Les auteurs du livre Kamerun : une guerre cachée aux origines de la Françafrique (Thomas Deltombe, Manuel Domergue et Jacob Tatsitsa) rappellent ainsi qu’à la création de l’Union des populations du Cameroun (UPC), le parti nationaliste camerounais, en 1948, un des débats de fond portait sur l’appellation de cette formation : « Les fondateurs ont refusé l’appellation Union des peuples du Cameroun de peur que la pluralité des peuples ainsi actée contredise l’idée d’une nation camerounaise. A l’opposé, ils ont rejeté l’appellation […] d’Union du peuple camerounais, qui supposerait une nation déjà unifiée. »
La défaite de l’UPC n’a pas empêché l’accession, au moins théorique, du Cameroun à l’indépendance, mais elle a mis un terme au projet de construction d’une nation camerounaise. Le pays ne s’en est jamais remis.
Une construction artificielle
Encore aujourd’hui, au-delà de leur carte d’identité, de leur passeport, d’une Constitution à la légitimité douteuse ou d’un drapeau qui est d’abord l’instrument de toutes les propagandes, rien n’unit de façon indéfectible, par-delà leurs identités particulières, « les peuples » du Cameroun. Au-delà de la propagande d’Etat et des aveuglements volontaires, le pays est davantage un édifice juridique, une construction artificielle, qu’un projet politique et humain.
De ce point de vue, s’il faut reconnaître la spécificité du « problème anglophone », il faut aussi voir qu’il est une manifestation de la corruption du « projet Cameroun ». Par conséquent, s’il existe une solution durable à ce « problème anglophone », et plus largement au mal camerounais, elle commence par la reconnaissance de cette corruption. Il faut aller à la racine du mal et redéfinir le « projet Cameroun » : qu’est-ce qu’être camerounais ? Le Cameroun est-il la somme de ses particularismes, une synthèse de ses particularismes ou un dépassement de ses particularismes ?
Dans ses recommandations pour « sortir de la crise », le rapport d’ICG préconise une « réponse internationale plus ferme ». La pression internationale a déjà permis d’obtenir des avancées dans cette crise (entre autres, le rétablissement d’Internet en zone anglophone). Elle pourrait permettre d’autres améliorations, d’autant que l’implosion du pays aurait des conséquences désastreuses pour l’Afrique centrale.
Mais la résolution du problème de fond est entre les seules mains des citoyens camerounais.
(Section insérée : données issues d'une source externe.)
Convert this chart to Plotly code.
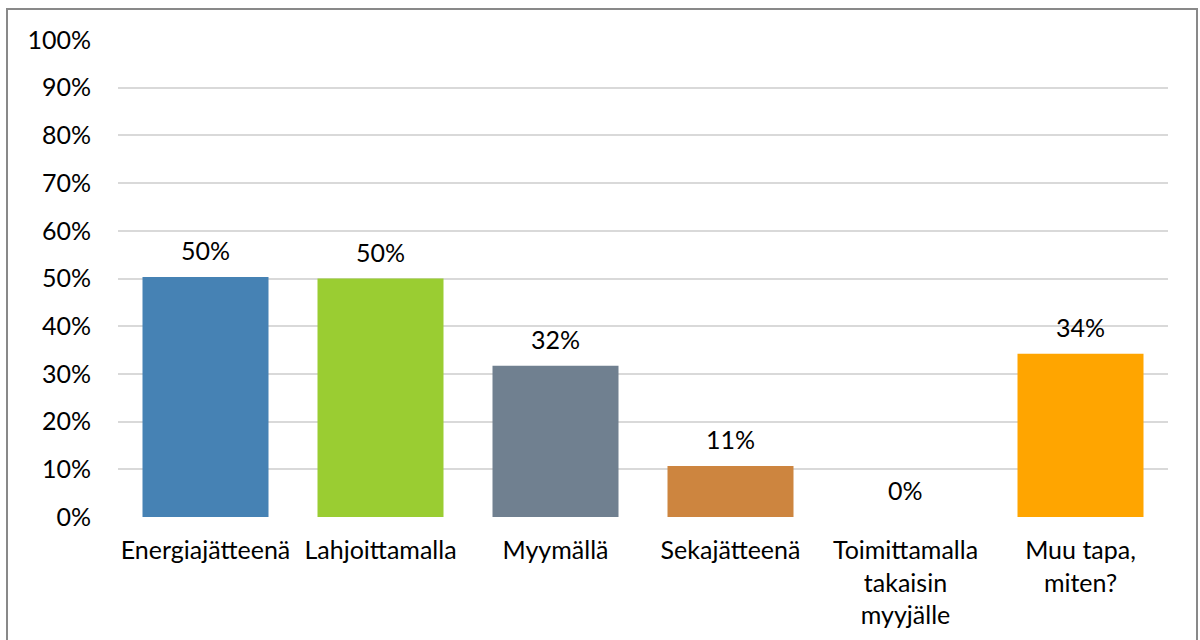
import plotly.graph_objects as go

categories = ["Energiajätteenä", "Lahjoittamalla", "Myymällä", "Sekajätteenä",
              "Toimittamalla<br>takaisin<br>myyjälle", "Muu tapa,<br>miten?"]
values = [50.3, 50.0, 31.7, 10.7, 0.0, 34.2]
labels = ["50%", "50%", "32%", "11%", "0%", "34%"]
colors = ["#4682B4", "#9ACD32", "#708090", "#CD853F", "#7F7F7F", "#FFA500"]
y_ticks = [0, 10, 20, 30, 40, 50, 60, 70, 80, 90, 100]
y_ticklabels = [f"{v}%" for v in y_ticks]

W, H = 1200, 640
L, R, T, B = 118, 32, 40, 123
pw, ph = W - L - R, H - T - B
FS = 25

fig = go.Figure(go.Bar(
    x=categories, y=values,
    marker=dict(color=colors, line=dict(width=0)),
    cliponaxis=False,
))

annotations = [dict(x=c, y=v, text=t, xref="x", yref="y", showarrow=False,
                    yanchor="bottom", yshift=10, font=dict(size=FS, color="#000000"))
               for c, v, t in zip(categories, values, labels)]

font = "Lato, 'Open Sans', sans-serif"
fig.update_layout(
    width=W, height=H,
    margin=dict(l=L, r=R, t=T, b=B),
    paper_bgcolor="white", plot_bgcolor="white",
    font=dict(family=font, size=FS, color="#000000"),
    bargap=0.28,
    showlegend=False,
    annotations=annotations,
    xaxis=dict(showgrid=False, showline=False, ticks="", ticklabelstandoff=16,
               tickfont=dict(size=FS)),
    yaxis=dict(range=[0, 100], tickvals=y_ticks, ticktext=y_ticklabels,
               showgrid=True, gridcolor="#D9D9D9", gridwidth=2,
               zeroline=False, showline=False, ticks="",
               ticklabelstandoff=26, tickfont=dict(size=FS)),
    shapes=[dict(type="rect", xref="paper", yref="paper",
                 x0=(7 - L) / pw, x1=(1197 - L) / pw,
                 y0=((H - B) - 660) / ph, y1=((H - B) - 9) / ph,
                 line=dict(color="#898989", width=2), layer="below")],
)

fig.write_html("out.html", config={"displayModeBar": False},
               post_script="document.body.style.margin='0px';document.body.style.overflow='hidden';")
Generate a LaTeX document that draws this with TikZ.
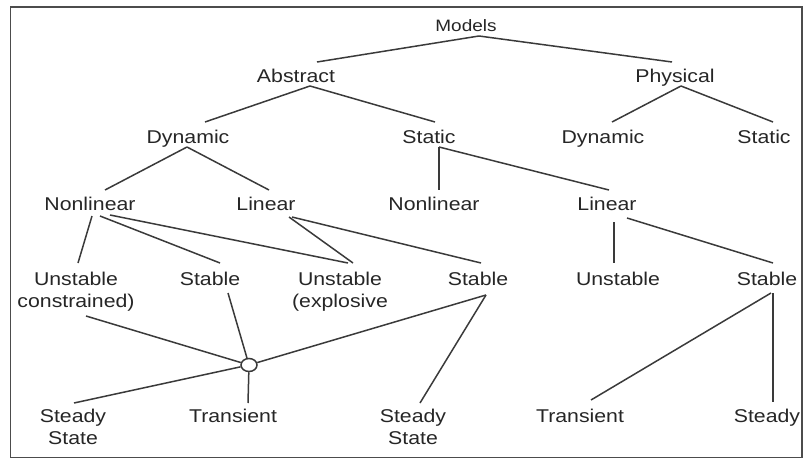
\documentclass[tikz,border=0pt]{standalone}
\usepackage{fontspec}
\newfontfamily\lbf[FakeStretch=1.15]{Liberation Sans}
\usetikzlibrary{shapes.geometric}
\definecolor{ink}{HTML}{262626}
\definecolor{wire}{HTML}{3A3A3A}
\tikzset{
  lbl/.style={inner sep=0pt, outer sep=0pt, align=center, text=ink,
    font=\lbf\fontsize{18.5}{22}\selectfont},
  small/.style={lbl, font=\lbf\fontsize{16.5}{20}\selectfont},
  wirel/.style={draw=wire, line width=1.5pt},
  joint/.style={ellipse, draw=wire, line width=1.5pt, fill=white, minimum width=16pt, minimum height=13pt, inner sep=0pt}
}
\begin{document}
\begin{tikzpicture}[x=1pt,y=-1pt]
\useasboundingbox (0,0) rectangle (803,460);
\draw[gray!60!black, line width=1.5pt] (10.5,7) rectangle (802,457.5);

% nodes
\node[small,anchor=base] (models) at (466,32) {Models};
\node[lbl,anchor=base] (abs) at (296,82) {Abstract};
\node[lbl,anchor=base] (phys) at (675,82) {Physical};
\node[lbl,anchor=base] (dynA) at (188,143) {Dynamic};
\node[lbl,anchor=base] (statA) at (429,143) {Static};
\node[lbl,anchor=base] (dynP) at (603,143) {Dynamic};
\node[lbl,anchor=base] (statP) at (764,143) {Static};
\node[lbl,anchor=base] (nlD) at (90,210) {Nonlinear};
\node[lbl,anchor=base] (linD) at (266,210) {Linear};
\node[lbl,anchor=base] (nlS) at (434,210) {Nonlinear};
\node[lbl,anchor=base] (linS) at (607,210) {Linear};
\node[lbl,anchor=north] (uc) at (76,271.7) {Unstable\\constrained)};
\node[lbl,anchor=base] (stD) at (210,285) {Stable};
\node[lbl,anchor=north] (ue) at (340,271.7) {Unstable\\(explosive};
\node[lbl,anchor=base] (stL) at (478,285) {Stable};
\node[lbl,anchor=base] (unS) at (618,285) {Unstable};
\node[lbl,anchor=base] (stS) at (767,285) {Stable};
\node[joint] (circ) at (249,365) {};
\node[lbl,anchor=north] (ssL) at (73,408.7) {Steady\\State};
\node[lbl,anchor=base] (trL) at (233,422) {Transient};
\node[lbl,anchor=north] (ssM) at (413,408.7) {Steady\\State};
\node[lbl,anchor=base] (trS) at (580,422) {Transient};
\node[lbl,anchor=base] (stdy) at (767,422) {Steady};

% connectors
\draw[wirel] ([shift={(13,4)}]models.base) -- ([shift={(21,-20)}]abs.base);
\draw[wirel] ([shift={(13,4)}]models.base) -- ([shift={(-3,-20)}]phys.base);
\draw[wirel] ([shift={(14,4)}]abs.base) -- ([shift={(17,-21)}]dynA.base);
\draw[wirel] ([shift={(14,4)}]abs.base) -- ([shift={(6,-21)}]statA.base);
\draw[wirel] ([shift={(6,4)}]phys.base) -- ([shift={(9,-21)}]dynP.base);
\draw[wirel] ([shift={(6,4)}]phys.base) -- ([shift={(9,-21)}]statP.base);
\draw[wirel] ([shift={(-1,4)}]dynA.base) -- ([shift={(15,-20)}]nlD.base);
\draw[wirel] ([shift={(-1,4)}]dynA.base) -- ([shift={(3,-20)}]linD.base);
\draw[wirel] ([shift={(10,4)}]statA.base) -- ([shift={(5,-20)}]nlS.base);
\draw[wirel] ([shift={(10,4)}]statA.base) -- ([shift={(2,-20)}]linS.base);
\draw[wirel] ([shift={(2,6)}]nlD.base) -- ([shift={(2,-8.7)}]uc.north);
\draw[wirel] ([shift={(10,6)}]nlD.base) -- ([shift={(10,-22)}]stD.base);
\draw[wirel] ([shift={(20,5)}]nlD.base) -- ([shift={(8,-8.7)}]ue.north);
\draw[wirel] ([shift={(23,7)}]linD.base) -- ([shift={(13,-8.7)}]ue.north);
\draw[wirel] ([shift={(26,7)}]linD.base) -- ([shift={(3,-22)}]stL.base);
\draw[wirel] ([shift={(7,12)}]linS.base) -- ([shift={(-4,-22)}]unS.base);
\draw[wirel] ([shift={(20,8)}]linS.base) -- ([shift={(6,-22)}]stS.base);
\draw[wirel] ([shift={(10,44.3)}]uc.north) -- (circ);
\draw[wirel] ([shift={(18,8)}]stD.base) -- (circ);
\draw[wirel] ([shift={(8,10)}]stL.base) -- (circ);
\draw[wirel] (circ) -- ([shift={(1,-5.7)}]ssL.north);
\draw[wirel] (circ) -- ([shift={(15,-19)}]trL.base);
\draw[wirel] ([shift={(8,10)}]stL.base) -- ([shift={(7,-5.7)}]ssM.north);
\draw[wirel] ([shift={(4,8)}]stS.base) -- ([shift={(11,-22)}]trS.base);
\draw[wirel] ([shift={(6,8)}]stS.base) -- ([shift={(6,-20)}]stdy.base);
\end{tikzpicture}
\end{document}
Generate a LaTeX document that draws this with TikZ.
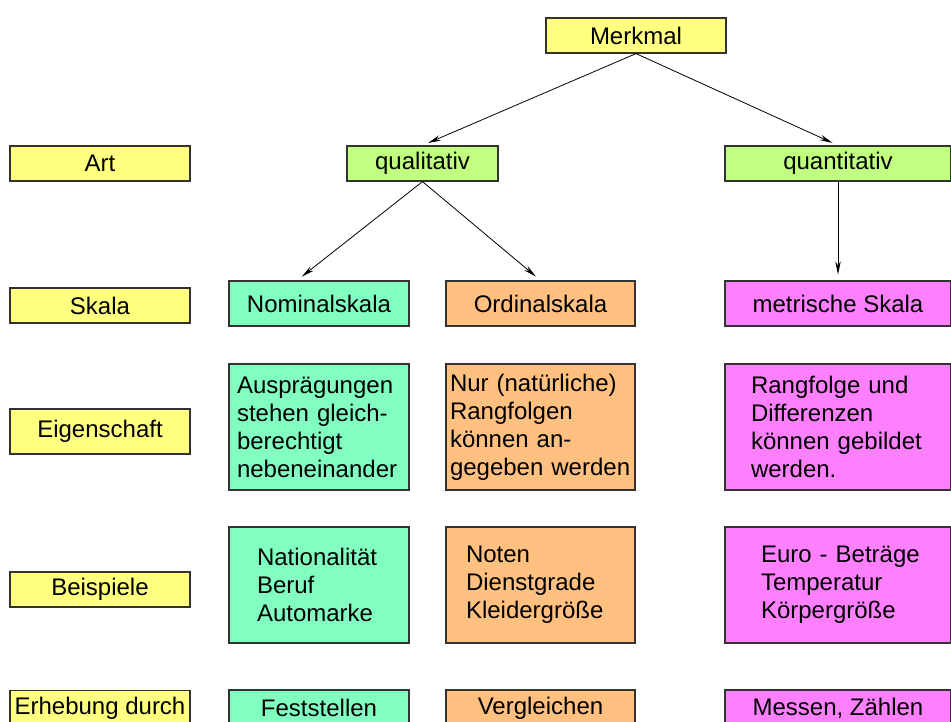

Plutôt que d’attendre d’hypothétiques interventions extérieures, n’est-il pas temps pour la société civile camerounaise de prendre ses responsabilités ? Des ponts doivent être créés entre organisations citoyennes des régions « francophones » et « anglophones ». Le débat sur la nature du « projet Cameroun » doit avoir lieu. Il devrait associer des historiens, des politologues, des autorités morales et tous les citoyens de bonne volonté, réunis pour penser les termes d’un Cameroun qui, parce qu’il ne reconnaîtrait que des Camerounais, donnerait toute sa place à chaque citoyen camerounais. Sans un effort de cette nature, le prochain rapport d’ICG pourrait bien constater la mort du Cameroun.